I stayed alone in the small room. I began to look at it, the small warm room with earth walls and floor and roof, underground. The walls were earth: the whole earth. Outside them was the sky: the whole sky. The room was the universe of power. I was in my vision. It was not in me.

So I went home to live and try to stay on the right way.

Part of most days I went to the heyimas to study with Tarweed or to the Blood Lodge to study with Milk. My health was sound, but I was still tired and sleepy, and my household did not get very much work out of me. All my family but my father were busy, restless people, eager to work and talk but never to be still. Among them, after the month in the heyimas, I felt like a pebble in a mountain creek, bounced and buffeted. But I could go to work with my father. Milk had suggested to him that he take me with him when he worked. Tarweed had questioned her about that, saying that the craft was spiritually dangerous, and Milk had replied, in the patient, patronizing tone she used to men, "Don't worry about that. It was danger that enabled her."

So I went back to working with power. I learned the art carefully and soberly, and set no more fires. I learned drumming with Tarweed, and speaking mystery with Milk. But it was all slow, slow, and my fear kept growing, fear and impatience. The image of the roan horse's rider was not in my mind, as it had been, but was the center of my fear, I never went to ride, and kept away from my friends who cared for the horses, and stayed out of the pastures where the horses were. I tried never to think about the Summer dancing, the games and races. I tried never to think about lovemaking, although my mother's sister had a new husband, and they made love every night in the next room with a good deal of noise. I began to fear and dislike myself, and fasted and purged to weaken myself.

I told Tarweed nothing of all this, shame preventing me; nor did I ever speak of it to Milk, fear preventing me,

So the World was danced, and next would come the Moon. The thought of that dance made me more and more frightened: I felt trapped by it. When the first night of the Moon came, I went down into my heyimas, meaning to stay there the whole time, closing my ears to the love songs. I started drumming a vision-tune that Tarweed had brought back from his dragonfly visions. Almost at once I entered trance and went into the house of anger.

In that house it was black and hot, with a yellowish glimmering like heat lightning and a dull muttering noise underfoot and in the walls. There was an old woman in there, very black, with too many arms. She called me, not by the name I then had. Berry, but Flicker: "Flicker, come here! Flicker, come here!" I understood that Flicker was my name, but I did not come.
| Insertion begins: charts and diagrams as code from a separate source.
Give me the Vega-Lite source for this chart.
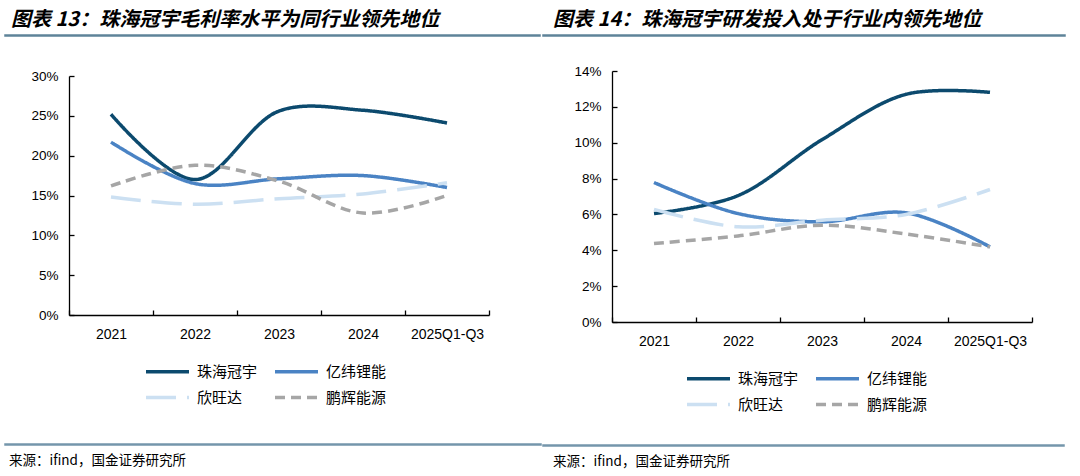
{
  "$schema": "https://vega.github.io/schema/vega-lite/v6.json",
  "padding": {"left": 4, "top": 8, "right": 0, "bottom": 0},
  "background": "white",
  "datasets": {
    "gross": [
      {"year": "2021", "c": "珠海冠宇", "v": 0.252}, {"year": "2022", "c": "珠海冠宇", "v": 0.170}, {"year": "2023", "c": "珠海冠宇", "v": 0.256}, {"year": "2024", "c": "珠海冠宇", "v": 0.257}, {"year": "2025Q1-Q3", "c": "珠海冠宇", "v": 0.241},
      {"year": "2021", "c": "亿纬锂能", "v": 0.217}, {"year": "2022", "c": "亿纬锂能", "v": 0.165}, {"year": "2023", "c": "亿纬锂能", "v": 0.171}, {"year": "2024", "c": "亿纬锂能", "v": 0.175}, {"year": "2025Q1-Q3", "c": "亿纬锂能", "v": 0.160},
      {"year": "2021", "c": "欣旺达", "v": 0.148}, {"year": "2022", "c": "欣旺达", "v": 0.139}, {"year": "2023", "c": "欣旺达", "v": 0.146}, {"year": "2024", "c": "欣旺达", "v": 0.152}, {"year": "2025Q1-Q3", "c": "欣旺达", "v": 0.166},
      {"year": "2021", "c": "鹏辉能源", "v": 0.162}, {"year": "2022", "c": "鹏辉能源", "v": 0.188}, {"year": "2023", "c": "鹏辉能源", "v": 0.168}, {"year": "2024", "c": "鹏辉能源", "v": 0.128}, {"year": "2025Q1-Q3", "c": "鹏辉能源", "v": 0.150}
    ],
    "rd": [
      {"year": "2021", "c": "珠海冠宇", "v": 0.0605}, {"year": "2022", "c": "珠海冠宇", "v": 0.0705}, {"year": "2023", "c": "珠海冠宇", "v": 0.1017}, {"year": "2024", "c": "珠海冠宇", "v": 0.1270}, {"year": "2025Q1-Q3", "c": "珠海冠宇", "v": 0.1281},
      {"year": "2021", "c": "亿纬锂能", "v": 0.0778}, {"year": "2022", "c": "亿纬锂能", "v": 0.0605}, {"year": "2023", "c": "亿纬锂能", "v": 0.0559}, {"year": "2024", "c": "亿纬锂能", "v": 0.0609}, {"year": "2025Q1-Q3", "c": "亿纬锂能", "v": 0.0419},
      {"year": "2021", "c": "欣旺达", "v": 0.0628}, {"year": "2022", "c": "欣旺达", "v": 0.0531}, {"year": "2023", "c": "欣旺达", "v": 0.0568}, {"year": "2024", "c": "欣旺达", "v": 0.0600}, {"year": "2025Q1-Q3", "c": "欣旺达", "v": 0.0739},
      {"year": "2021", "c": "鹏辉能源", "v": 0.0438}, {"year": "2022", "c": "鹏辉能源", "v": 0.0480}, {"year": "2023", "c": "鹏辉能源", "v": 0.0540}, {"year": "2024", "c": "鹏辉能源", "v": 0.0491}, {"year": "2025Q1-Q3", "c": "鹏辉能源", "v": 0.0419}
    ]
  },
  "config": {
    "view": {"stroke": null},
    "font": "Liberation Sans",
    "axis": {"domainColor": "#000", "domainWidth": 1.3, "tickColor": "#000", "tickWidth": 1.3, "labelColor": "#000", "grid": false, "labelFont": "Liberation Sans"},
    "legend": {"orient": "none", "direction": "horizontal", "columns": 2, "symbolType": "M-2,0H2", "symbolSize": 462, "symbolStrokeWidth": 3.5, "labelFont": "Noto Sans CJK SC", "labelFontSize": 15, "labelColor": "#000", "labelOffset": 17, "columnPadding": 10, "rowPadding": 5, "padding": 0},
    "title": {"font": "Noto Sans CJK SC", "color": "#000", "anchor": "start"}
  },
  "resolve": {"scale": {"color": "independent", "strokeDash": "independent"}},
  "spacing": 0,
  "hconcat": [
    {
      "columns": 1, "align": "none", "spacing": 96,
      "concat": [
        {
          "columns": 1, "align": "none", "spacing": 27,
          "concat": [
            {
              "width": 535, "height": 1,
              "data": {"values": [{}]},
              "mark": {"type": "text"},
              "view": {"stroke": "#5E8399", "strokeWidth": 1.5},
              "title": {"text": "图表 13：珠海冠宇毛利率水平为同行业领先地位", "dx": 6, "offset": 0, "fontSize": 20, "fontWeight": "bold", "fontStyle": "italic"}
            },
            {
              "width": 484, "height": 239,
              "data": {"name": "gross"},
              "mark": {"type": "line", "interpolate": "catmull-rom", "strokeWidth": 3.5, "strokeCap": "butt"},
              "encoding": {
                "x": {"field": "year", "type": "ordinal", "sort": null, "title": null, "bandPosition": 0.5,
                      "scale": {"type": "band", "paddingInner": 0, "paddingOuter": 0, "range": [64, 484]},
                      "axis": {"tickBand": "extent", "labelAngle": 0, "labelFontSize": 14, "tickSize": -5, "labelPadding": 17}},
                "y": {"field": "v", "type": "quantitative", "title": null,
                      "scale": {"domain": [0, 0.3]},
                      "axis": {"offset": -64, "values": [0, 0.05, 0.1, 0.15, 0.2, 0.25, 0.3], "format": ".0%", "labelFontSize": 13.5, "tickSize": -5, "labelPadding": 16}},
                "color": {"field": "c", "type": "nominal", "title": null,
                          "scale": {"domain": ["珠海冠宇", "亿纬锂能", "欣旺达", "鹏辉能源"], "range": ["#0C4A6E", "#4A83C4", "#CCE0F2", "#A6A6A6"]},
                          "legend": {"legendX": 150, "legendY": 324}},
                "strokeDash": {"field": "c", "type": "nominal", "title": null,
                          "scale": {"domain": ["珠海冠宇", "亿纬锂能", "欣旺达", "鹏辉能源"], "range": [[1, 0], [1, 0], [30, 11], [10, 6]]},
                          "legend": {"legendX": 150, "legendY": 324}}
              }
            }
          ]
        },
        {
          "width": 536, "height": 1,
          "data": {"values": [{}]},
          "mark": {"type": "text"},
          "view": {"stroke": "#7496AB", "strokeWidth": 1.5},
          "title": {"text": "来源：ifind，国金证券研究所", "orient": "bottom", "dx": 4, "offset": 4, "fontSize": 13.5, "fontWeight": "normal"}
        }
      ]
    },
    {
      "columns": 1, "align": "none", "spacing": 90,
      "concat": [
        {
          "columns": 1, "align": "none", "spacing": 22,
          "concat": [
            {
              "width": 522, "height": 1,
              "data": {"values": [{}]},
              "mark": {"type": "text"},
              "view": {"stroke": "#5E8399", "strokeWidth": 1.5},
              "title": {"text": "图表 14：珠海冠宇研发投入处于行业内领先地位", "dx": 10, "offset": 0, "fontSize": 20, "fontWeight": "bold", "fontStyle": "italic"}
            },
            {
              "width": 489, "height": 251,
              "data": {"name": "rd"},
              "mark": {"type": "line", "interpolate": "catmull-rom", "strokeWidth": 3.5, "strokeCap": "butt"},
              "encoding": {
                "x": {"field": "year", "type": "ordinal", "sort": null, "title": null, "bandPosition": 0.5,
                      "scale": {"type": "band", "paddingInner": 0, "paddingOuter": 0, "range": [69, 489]},
                      "axis": {"tickBand": "extent", "labelAngle": 0, "labelFontSize": 14, "tickSize": -5, "labelPadding": 17}},
                "y": {"field": "v", "type": "quantitative", "title": null,
                      "scale": {"domain": [0, 0.14]},
                      "axis": {"offset": -69, "values": [0, 0.02, 0.04, 0.06, 0.08, 0.1, 0.12, 0.14], "format": ".0%", "labelFontSize": 13.5, "tickSize": -5, "labelPadding": 16}},
                "color": {"field": "c", "type": "nominal", "title": null,
                          "scale": {"domain": ["珠海冠宇", "亿纬锂能", "欣旺达", "鹏辉能源"], "range": ["#0C4A6E", "#4A83C4", "#CCE0F2", "#A6A6A6"]},
                          "legend": {"legendX": 153, "legendY": 331}},
                "strokeDash": {"field": "c", "type": "nominal", "title": null,
                          "scale": {"domain": ["珠海冠宇", "亿纬锂能", "欣旺达", "鹏辉能源"], "range": [[1, 0], [1, 0], [30, 11], [10, 6]]},
                          "legend": {"legendX": 153, "legendY": 331}}
              }
            }
          ]
        },
        {
          "width": 521, "height": 1,
          "data": {"values": [{}]},
          "mark": {"type": "text"},
          "view": {"stroke": "#7496AB", "strokeWidth": 1.5},
          "title": {"text": "来源：ifind，国金证券研究所", "orient": "bottom", "dx": 10, "offset": 4, "fontSize": 13.5, "fontWeight": "normal"}
        }
      ]
    }
  ]
}
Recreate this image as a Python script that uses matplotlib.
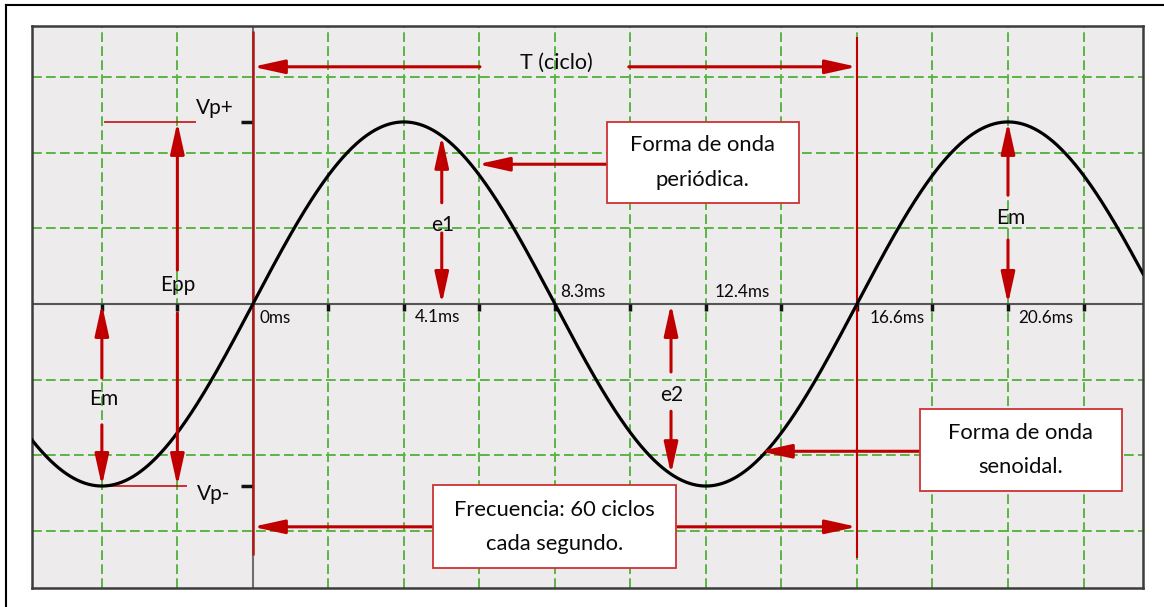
import numpy as np
import matplotlib.pyplot as plt
from matplotlib.patches import Rectangle
from matplotlib.lines import Line2D

plt.rcParams['font.family'] = ['Lato', 'DejaVu Sans']

# onda senoidal de 60 Hz
periodo_ms = 16.6
amplitud = 2.41          # en divisiones de la cuadricula
t_inicio, t_fin = -6.07, 24.46
div_t = periodo_ms / 8   # 2.075 ms por division

# etiquetas de tiempo sobre el eje (texto, t, y)
etiquetas_ms = ['0ms', '4.1ms', '8.3ms', '12.4ms', '16.6ms', '20.6ms']
etiquetas_t = [0.19, 5.08, 9.07, 13.44, 17.70, 21.79]
etiquetas_y = [-0.185, -0.17, 0.16, 0.16, -0.185, -0.185]

# instantes donde se miden e1, e2 y Em
t_e1, t_e2 = 5.19, 11.49
t_em_izq, t_em_der, t_epp = -periodo_ms / 4, periodo_ms * 1.25, -div_t

rojo = '#C00000'
verde = '#5BB544'

t = np.linspace(t_inicio, t_fin, 1200)
v = amplitud * np.sin(2 * np.pi * t / periodo_ms)


def onda(x):
    return amplitud * np.sin(2 * np.pi * x / periodo_ms)


fig = plt.figure(figsize=(11.64, 6.07), dpi=100)
ax = fig.add_axes([32 / 1164, 1 - 588 / 607, 1111 / 1164, 562 / 607])
ax.set_facecolor('#EDEBEC')
ax.set_xlim(t_inicio, t_fin)
ax.set_ylim(-3.76, 3.68)

ax.set_xticks(np.arange(-2, 12) * div_t)
ax.set_yticks(np.arange(-3, 4))
ax.tick_params(length=0, labelbottom=False, labelleft=False)
ax.grid(True, color=verde, ls=(0, (5, 2.2)), lw=1.4)
for s in ax.spines.values():
    s.set_color('#3C3C3C')
    s.set_linewidth(1.8)

# ejes
ax.axhline(0, color='#555555', lw=1.5, zorder=2)
ax.axvline(0, color='#6E6E6E', lw=1.5, zorder=2)
marcas = [k * div_t for k in range(-2, 12) if k != 0]
ax.vlines(marcas, -0.09, 0, color='#111111', lw=2.5, zorder=3)
ax.hlines([amplitud, -amplitud], -0.32, 0, color='#111111', lw=2.5, zorder=3)

# lineas rojas de un ciclo
ax.vlines(0, -3.32, 3.62, color='#B01818', lw=1.8, zorder=3)
ax.vlines(periodo_ms, -3.36, 3.54, color=rojo, lw=1.5, zorder=3)

ax.plot(t, v, color='black', lw=2.3, zorder=4)


def flecha(x0, y0, x1, y1):
    ax.annotate('', xy=(x1, y1), xytext=(x0, y0), zorder=5,
                arrowprops=dict(arrowstyle='-|>,head_length=1.9,head_width=0.42',
                                color=rojo, lw=2.2, shrinkA=0, shrinkB=0,
                                mutation_scale=10))


def texto(x, y, s, size=15, ha='center'):
    ax.text(x, y, s, ha=ha, va='center', fontsize=size, color='#0A0A0A', zorder=6)


# Vp+, Vp-, Epp
ax.hlines(amplitud, -4.09, -1.57, color=rojo, lw=1.1, zorder=3)
ax.hlines(-amplitud, -4.04, -1.81, color=rojo, lw=1.1, zorder=3)
texto(-1.57, 2.60, 'Vp+', ha='left')
texto(-1.54, -2.52, 'Vp-', ha='left')
flecha(t_epp, 0.45, t_epp, amplitud)
flecha(t_epp, -0.12, t_epp, -amplitud)
texto(t_epp, 0.25, 'Epp')

# Em izquierda
flecha(t_em_izq, -0.98, t_em_izq, 0)
flecha(t_em_izq, -1.60, t_em_izq, -amplitud)
texto(t_em_izq + 0.06, -1.26, 'Em')

# e1
flecha(t_e1, 1.34, t_e1, onda(t_e1))
flecha(t_e1, 0.94, t_e1, 0)
texto(t_e1 + 0.03, 1.05, 'e1')

# e2
flecha(t_e2, -0.90, t_e2, 0)
flecha(t_e2, -1.42, t_e2, onda(t_e2))
texto(t_e2 + 0.03, -1.20, 'e2')

# Em derecha
flecha(t_em_der, 1.44, t_em_der, amplitud)
flecha(t_em_der, 0.85, t_em_der, 0)
texto(t_em_der + 0.08, 1.14, 'Em')

# T (ciclo)
flecha(6.24, 3.14, 0, 3.14)
flecha(10.33, 3.14, periodo_ms, 3.14)
texto(8.33, 3.19, 'T (ciclo)', size=15.5)

# etiquetas de tiempo
for s, x, y in zip(etiquetas_ms, etiquetas_t, etiquetas_y):
    texto(x, y, s, size=12.3, ha='left' if s == '0ms' else 'center')


def caja(x0, x1, y0, y1, s):
    ax.add_patch(Rectangle((x0, y0), x1 - x0, y1 - y0, facecolor='white',
                           edgecolor='#CC3333', lw=1.3, zorder=6))
    ax.text((x0 + x1) / 2, (y0 + y1) / 2, s, ha='center', va='center',
            fontsize=15.8, linespacing=1.9, color='#0A0A0A', zorder=7)


caja(9.73, 15.0, 1.34, 2.41, 'Forma de onda\nperiódica.')
flecha(9.73, 1.85, 6.18, 1.85)

caja(18.33, 23.88, -2.48, -1.39, 'Forma de onda\nsenoidal.')
flecha(18.33, -1.95, 13.93, -1.95)

caja(4.95, 11.62, -3.50, -2.40, 'Frecuencia: 60 ciclos\ncada segundo.')
flecha(4.95, -2.95, 0, -2.95)
flecha(11.62, -2.95, periodo_ms, -2.95)

# marco exterior
fig.add_artist(Line2D([6 / 1164, 1], [1 - 5 / 607] * 2, color='black', lw=1.5))
fig.add_artist(Line2D([6 / 1164] * 2, [0, 1 - 5 / 607], color='black', lw=1.5))

fig.savefig('out.png', dpi=100)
The old woman said, "What are you sulking about? Why don't you go fuck with your brother in Chukulmas? Desire unacted is corruption. Must Not is a slave owner, Ought Not is a slave. Energy constrained turns the wheels of evil. Look what you're dragging with you! How can you run the gyre, how can you handle power, chained like that? Superstition! Superstition!"

The old woman said, "What are you wearing on your head? That's no Moon Dance veil. Superstition! Superstition!"

I put up my hands and found my head covered with a heavy helmet made of black obsidian. I was seeing and hearing through this black, murky glass, which came down over my eyes and ears.

"Take it off, Flicker!" the old woman said.

I said, "Not at your bidding!"

I could hardly see or hear her as the helmet pressed heavier and thicker on my head and the boulder pushed against my legs and back.

She cried, "Break free! You are turning into stone! Break free!"

I would not obey her. I chose to disobey. With my hands I pressed the obsidian helmet into my ears and eyes and forehead until it sank in and became part of me, and I pushed myself back into the boulder until it became part of my legs and body. Then I stood there, very stiff and heavy and hard, but I could walk, and I could see and hear, now that the dark glass was not over my ears and eyes but was part of them. I saw that the house was all on fire, burning and smoldering, floor, walls, and roof. A black bird, a crow, was flying in the smoke from one room to the next. The old woman was burning, her clothes and flesh and hair smoldering. The crow flew around her and cried to me, "Sister, get out, you'd better get out!"